O verbo blindar nos chegou do alemão “blenden”, através do francês “blinder”. Os ingleses o acolheram como “to blind”. Todos significam a mesma coisa: cegar, ofuscar, embaçar, desbotar. Como as línguas são vivas, blindar gerou também proteger, escudar, defender, revestir, couraçar, tapar. E, numa variante sinistra, tapear, enganar, iludir, ludibriar, entulhar —obstruir.
É no que estão se agarrando os esforçados
senadores que defendem Bolsonaro, perdendo todas até agora. E como não perder?

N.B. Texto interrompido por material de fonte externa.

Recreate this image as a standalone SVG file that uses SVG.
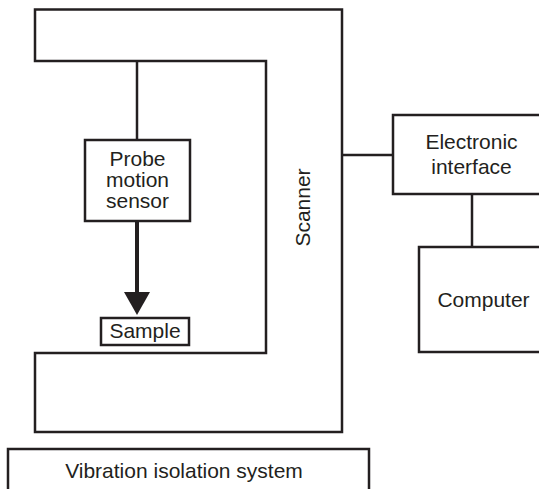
<svg xmlns="http://www.w3.org/2000/svg" width="539" height="489" viewBox="0 0 539 489">
<style>
.box{fill:#fff;stroke:#231f20;stroke-width:2.5}
.ln{fill:none;stroke:#231f20;stroke-width:2.5}
text{font-family:"Liberation Sans",Arial,sans-serif;font-size:21px;fill:#231f20;text-anchor:middle}
</style>
<rect width="539" height="489" fill="#fff"/>
<g id="scanner">
<path class="box" d="M35,9.5 H342 V432 H35 V353 H266 V61 H35 Z"/>
<text transform="translate(310,207.5) rotate(-90)">Scanner</text>
</g>
<g id="connectors">
<line class="ln" x1="137" y1="61" x2="137" y2="140"/>
<line class="ln" x1="342" y1="155" x2="393" y2="155"/>
<line class="ln" x1="472" y1="194" x2="472" y2="247"/>
<line fill="none" stroke="#231f20" stroke-width="4" x1="137" y1="221" x2="137" y2="300"/>
<path d="M124,292 L150,292 L137,315 Z" fill="#231f20"/>
</g>
<g id="probe">
<rect class="box" x="85" y="140" width="105" height="81"/>
<text x="137.5" y="166">Probe</text>
<text x="137.5" y="187">motion</text>
<text x="137.5" y="208">sensor</text>
</g>
<g id="sample">
<rect class="box" x="101" y="318" width="88" height="27"/>
<text x="145" y="338">Sample</text>
</g>
<g id="electronic">
<rect class="box" x="393" y="115" width="150" height="79"/>
<text x="471.5" y="149">Electronic</text>
<text x="471.5" y="174">interface</text>
</g>
<g id="computer">
<rect class="box" x="419" y="247" width="130" height="105"/>
<text x="483.5" y="307">Computer</text>
</g>
<g id="vibration">
<rect class="box" x="8" y="449" width="361" height="50"/>
<text x="184" y="478">Vibration isolation system</text>
</g>
</svg>
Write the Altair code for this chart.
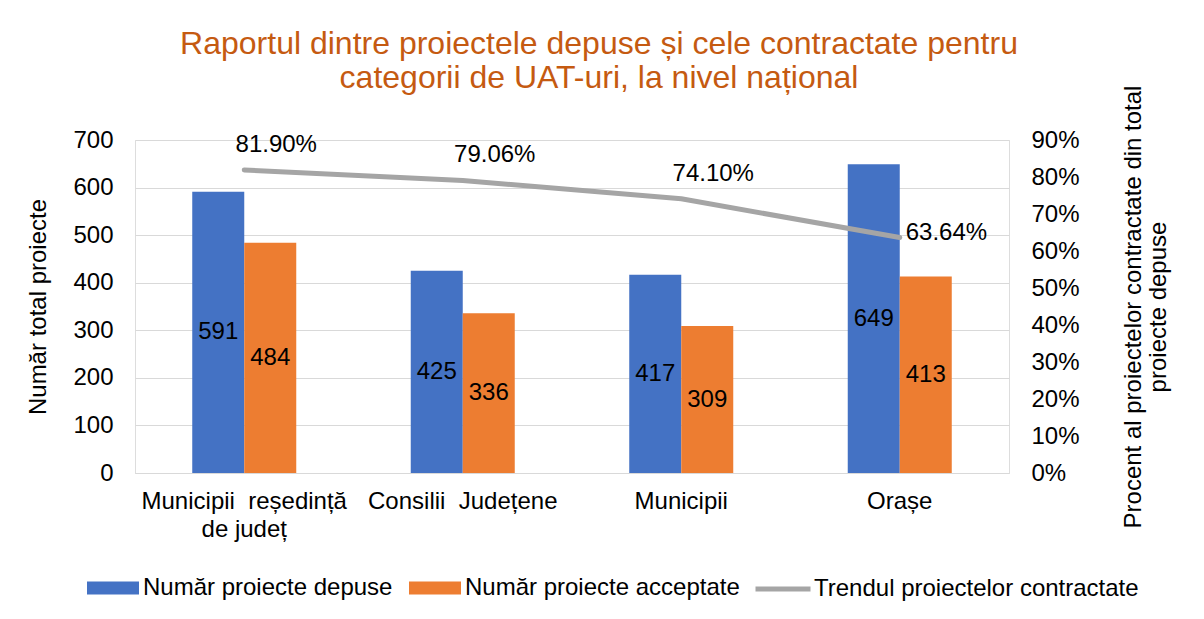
import altair as alt
import pandas as pd

categories = ["Municipii\u00a0 reședință\nde județ", "Consilii\u00a0 Județene", "Municipii", "Orașe"]
depuse = [591, 425, 417, 649]
acceptate = [484, 336, 309, 413]
procent = [81.90, 79.06, 74.10, 63.64]
series_names = ["Număr proiecte depuse", "Număr proiecte acceptate", "Trendul proiectelor contractate"]
series_colors = ["#4472C4", "#ED7D31", "#A5A5A5"]
left_ticks = [0, 100, 200, 300, 400, 500, 600, 700]
right_ticks = [0, 0.1, 0.2, 0.3, 0.4, 0.5, 0.6, 0.7, 0.8, 0.9]
title_lines = ["Raportul dintre proiectele depuse și cele contractate pentru",
               "categorii de UAT-uri, la nivel național"]

bars_df = pd.DataFrame({
    "categorie": categories * 2,
    "serie": [series_names[0]] * len(categories) + [series_names[1]] * len(categories),
    "valoare": depuse + acceptate,
})
bars_df["mid"] = bars_df["valoare"] / 2
line_df = pd.DataFrame({
    "categorie": categories,
    "serie": [series_names[2]] * len(categories),
    "procent": [p / 100 for p in procent],
})

FONT = "Liberation Sans"

rect_path = "M-1,-0.25H1V0.25H-1Z"
bar_legend = alt.Legend(
    title=None, orient="none", direction="horizontal", legendX=-48, legendY=422,
    labelFontSize=24, labelColor="black", labelFont=FONT, labelLimit=0,
    symbolSize=2704, symbolType=rect_path, labelOffset=4, columnPadding=16,
    padding=0, symbolOpacity=1, symbolStrokeWidth=0,
)
line_legend = alt.Legend(
    title=None, orient="none", direction="horizontal", legendX=618, legendY=419,
    labelFontSize=24, labelColor="black", labelFont=FONT, labelLimit=0,
    symbolSize=3025, symbolType="stroke", symbolStrokeWidth=5, labelOffset=1,
    padding=0, symbolOpacity=1,
)

x_enc = alt.X(
    "categorie:N", sort=categories,
    scale=alt.Scale(paddingInner=0.524, paddingOuter=0.262),
    axis=alt.Axis(title=None, labelExpr="split(datum.label, '\\n')", labelAngle=0,
                  labelFontSize=24, labelColor="black", labelPadding=16,
                  labelLineHeight=28, ticks=False, domainColor="#D9D9D9",
                  labelLimit=0, labelFont=FONT),
)

left_axis = alt.Axis(values=left_ticks, title="Număr total proiecte", titleFontSize=24,
                     titleFontWeight="normal", titleColor="black", titleFont=FONT,
                     labelFontSize=24, labelColor="black", labelFont=FONT,
                     grid=True, gridColor="#D9D9D9", domain=False, ticks=False,
                     labelPadding=22, titlePadding=22, labelOverlap=False)
y_left_scale = alt.Scale(domain=[0, 700])

bars = alt.Chart(bars_df).mark_bar().encode(
    x=x_enc,
    xOffset=alt.XOffset("serie:N", sort=series_names[:2],
                        scale=alt.Scale(domain=series_names[:2], paddingInner=0, paddingOuter=0)),
    y=alt.Y("valoare:Q", scale=y_left_scale, axis=left_axis),
    color=alt.Color("serie:N", scale=alt.Scale(domain=series_names[:2], range=series_colors[:2]),
                    legend=bar_legend),
)

bar_text = alt.Chart(bars_df).mark_text(fontSize=24, color="black", font=FONT, baseline="middle").encode(
    x=x_enc,
    xOffset=alt.XOffset("serie:N", sort=series_names[:2]),
    y=alt.Y("mid:Q", scale=y_left_scale, axis=left_axis),
    text=alt.Text("valoare:Q"),
)

left = alt.layer(bars, bar_text)

right_axis = alt.Axis(orient="right", format=".0%", values=right_ticks, tickCount=10,
                      title=["Procent al proiectelor contractate din total", "proiecte depuse"],
                      titleAngle=270, titleFontSize=24, titleFontWeight="normal",
                      titleColor="black", titleFont=FONT, titleLineHeight=25,
                      labelFontSize=24, labelColor="black", labelFont=FONT,
                      grid=False, domain=False, ticks=False, labelOverlap=False,
                      labelPadding=22, titlePadding=41)
y_right = alt.Y("procent:Q", scale=alt.Scale(domain=[0, 0.9]), axis=right_axis)

line = alt.Chart(line_df).mark_line(strokeWidth=5, strokeCap="round", strokeJoin="round").encode(
    x=x_enc,
    y=y_right,
    stroke=alt.Stroke("serie:N", scale=alt.Scale(domain=series_names[2:], range=series_colors[2:]),
                      legend=line_legend),
)

last_cat = categories[-1]
line_text_top = alt.Chart(line_df).transform_filter(
    alt.datum.categorie != last_cat
).mark_text(fontSize=24, color="black", font=FONT, dx=32, dy=-25, baseline="middle").encode(
    x=x_enc,
    y=y_right,
    text=alt.Text("procent:Q", format=".2%"),
)
line_text_right = alt.Chart(line_df).transform_filter(
    alt.datum.categorie == last_cat
).mark_text(fontSize=24, color="black", font=FONT, dx=6, dy=-5, align="left", baseline="middle").encode(
    x=x_enc,
    y=y_right,
    text=alt.Text("procent:Q", format=".2%"),
)

right = alt.layer(line, line_text_top, line_text_right)

chart = alt.layer(left, right).resolve_scale(y="independent").properties(
    width=874, height=333,
    padding={"left": 18, "top": 20, "right": 10, "bottom": 5},
    title=alt.Title(text=title_lines, fontSize=32, color="#C55A11", fontWeight="normal",
                    font=FONT, anchor="middle", frame="group", offset=-10, dx=27, lineHeight=34),
).configure_view(stroke=None).configure(font=FONT).configure_axis(labelOverlap=False)

chart.save("out.html", embed_options={"renderer": "svg", "actions": False})
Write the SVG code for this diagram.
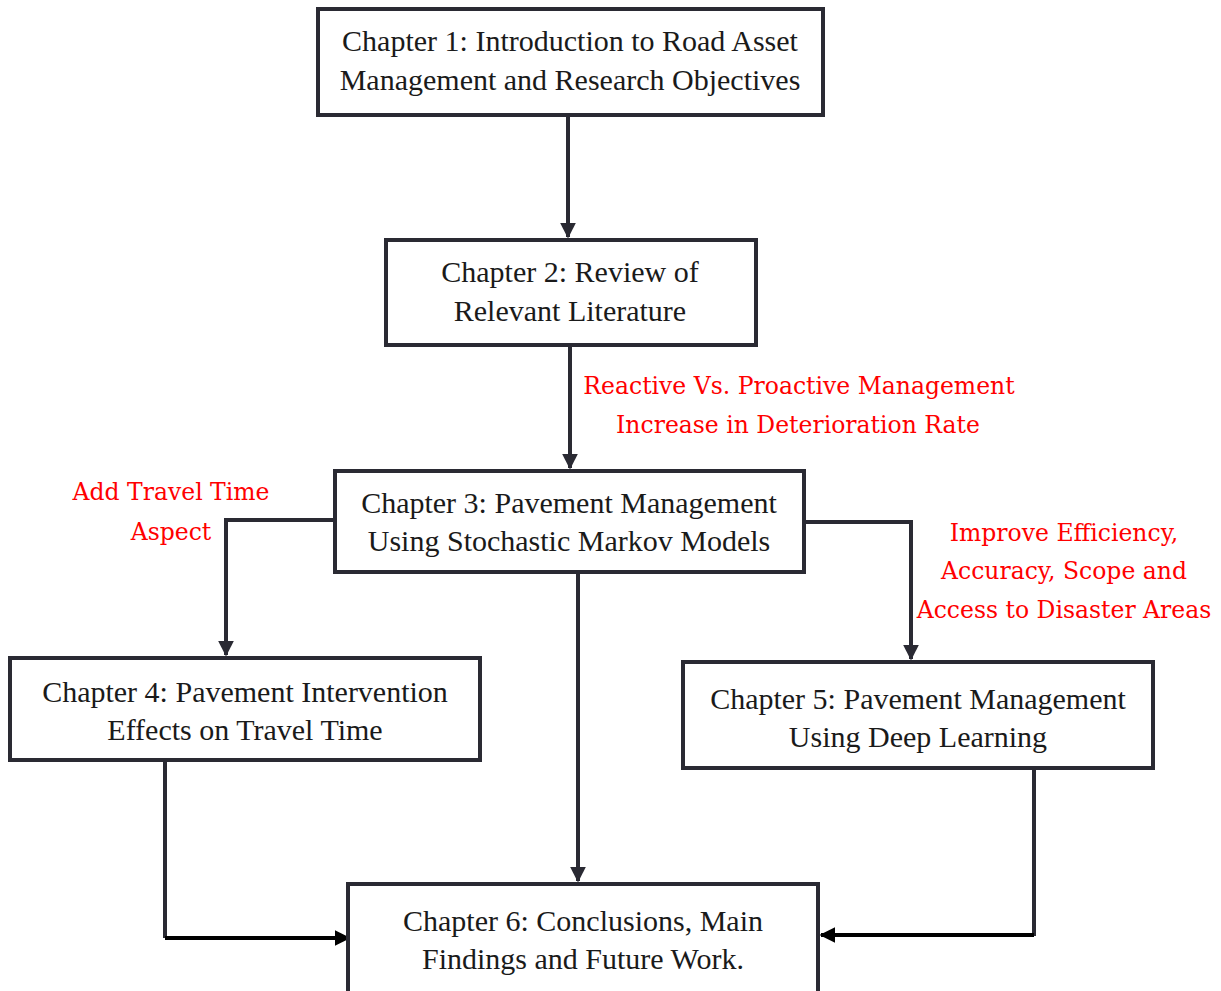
<svg xmlns="http://www.w3.org/2000/svg" width="1221" height="991" viewBox="0 0 1221 991">
  <style>
    .box { fill: #ffffff; stroke: #2a2a33; stroke-width: 4; }
    .t { font-family: "Liberation Serif", "Times New Roman", serif; font-size: 30px; fill: #1a1a1a; text-anchor: middle; }
    .note { font-family: "DejaVu Serif", "Liberation Serif", serif; font-size: 23.5px; fill: #ff0000; text-anchor: middle; }
    .line { fill: none; stroke: #2a2a33; stroke-width: 4; }
    .line2 { fill: none; stroke: #000000; stroke-width: 4; }
  </style>
  <defs>
    <marker id="arrow" viewBox="0 0 10 10" refX="9" refY="5" markerWidth="4" markerHeight="4" orient="auto" markerUnits="strokeWidth">
      <path d="M0,0 L10,5 L0,10 z" fill="#2a2a33"/>
    </marker>
    <marker id="arrowK" viewBox="0 0 10 10" refX="9" refY="5" markerWidth="4" markerHeight="4" orient="auto" markerUnits="strokeWidth">
      <path d="M0,0 L10,5 L0,10 z" fill="#000000"/>
    </marker>
  </defs>
  <rect width="1221" height="991" fill="#ffffff"/>

  <g id="connectors">
    <path class="line" d="M568,116 V237" marker-end="url(#arrow)"/>
    <path class="line" d="M570,346 V468" marker-end="url(#arrow)"/>
    <path class="line" d="M334,520 H226 V655" marker-end="url(#arrow)"/>
    <path class="line" d="M805,522 H911 V659" marker-end="url(#arrow)"/>
    <path class="line" d="M578,573 V881" marker-end="url(#arrow)"/>
    <path class="line" d="M165,761 V938"/>
    <path class="line2" d="M165,938 H349" marker-end="url(#arrowK)"/>
    <path class="line" d="M1034,769 V936"/>
    <path class="line2" d="M1034,935 H821" marker-end="url(#arrowK)"/>
  </g>

  <g id="node1">
    <rect class="box" x="318" y="9" width="505" height="106"/>
    <text class="t" x="570" y="51">Chapter 1: Introduction to Road Asset</text>
    <text class="t" x="570" y="90">Management and Research Objectives</text>
  </g>
  <g id="node2">
    <rect class="box" x="386" y="240" width="370" height="105"/>
    <text class="t" x="570" y="282">Chapter 2: Review of</text>
    <text class="t" x="570" y="321">Relevant Literature</text>
  </g>
  <g id="node3">
    <rect class="box" x="335" y="471" width="469" height="101"/>
    <text class="t" x="569" y="513">Chapter 3: Pavement Management</text>
    <text class="t" x="569" y="551">Using Stochastic Markov Models</text>
  </g>
  <g id="node4">
    <rect class="box" x="10" y="658" width="470" height="102"/>
    <text class="t" x="245" y="702">Chapter 4: Pavement Intervention</text>
    <text class="t" x="245" y="740">Effects on Travel Time</text>
  </g>
  <g id="node5">
    <rect class="box" x="683" y="662" width="470" height="106"/>
    <text class="t" x="918" y="709">Chapter 5: Pavement Management</text>
    <text class="t" x="918" y="747">Using Deep Learning</text>
  </g>
  <g id="node6">
    <rect class="box" x="348" y="884" width="470" height="112"/>
    <text class="t" x="583" y="931">Chapter 6: Conclusions, Main</text>
    <text class="t" x="583" y="969">Findings and Future Work.</text>
  </g>

  <g id="labels">
    <text class="note" x="799" y="394">Reactive Vs. Proactive Management</text>
    <text class="note" x="798" y="433">Increase in Deterioration Rate</text>
    <text class="note" x="171" y="500">Add Travel Time</text>
    <text class="note" x="171" y="540">Aspect</text>
    <text class="note" x="1064" y="541">Improve Efficiency,</text>
    <text class="note" x="1064" y="579">Accuracy, Scope and</text>
    <text class="note" x="1064" y="618">Access to Disaster Areas</text>
  </g>
</svg>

Deve ser difícil blindar alguém que, com incrível coerência, cercou-se —subitamente
ficou claro— de empresários canastrões, militares suspeitos, juízes
oportunistas, ministros das sombras, intermediários de mutretas e agentes de
propina, sem falar nos valentões da internet e militantes do ódio, todos
deixando suas digitais em tudo que tocam. Como blindar Bolsonaro se os
discursos que proferem são desmentidos pelos vídeos e áudios mais
comprometedores gravados pela turma do patrão?
A avalanche de suspeitas e denúncias de
corrupção só começou. Em breve, não haverá blindagem que chegue, e os aliados
de hoje cairão fora para salvar a vida.
Só será triste se, um dia, Bolsonaro for levado aos tribunais apenas como ladrão —não como genocida.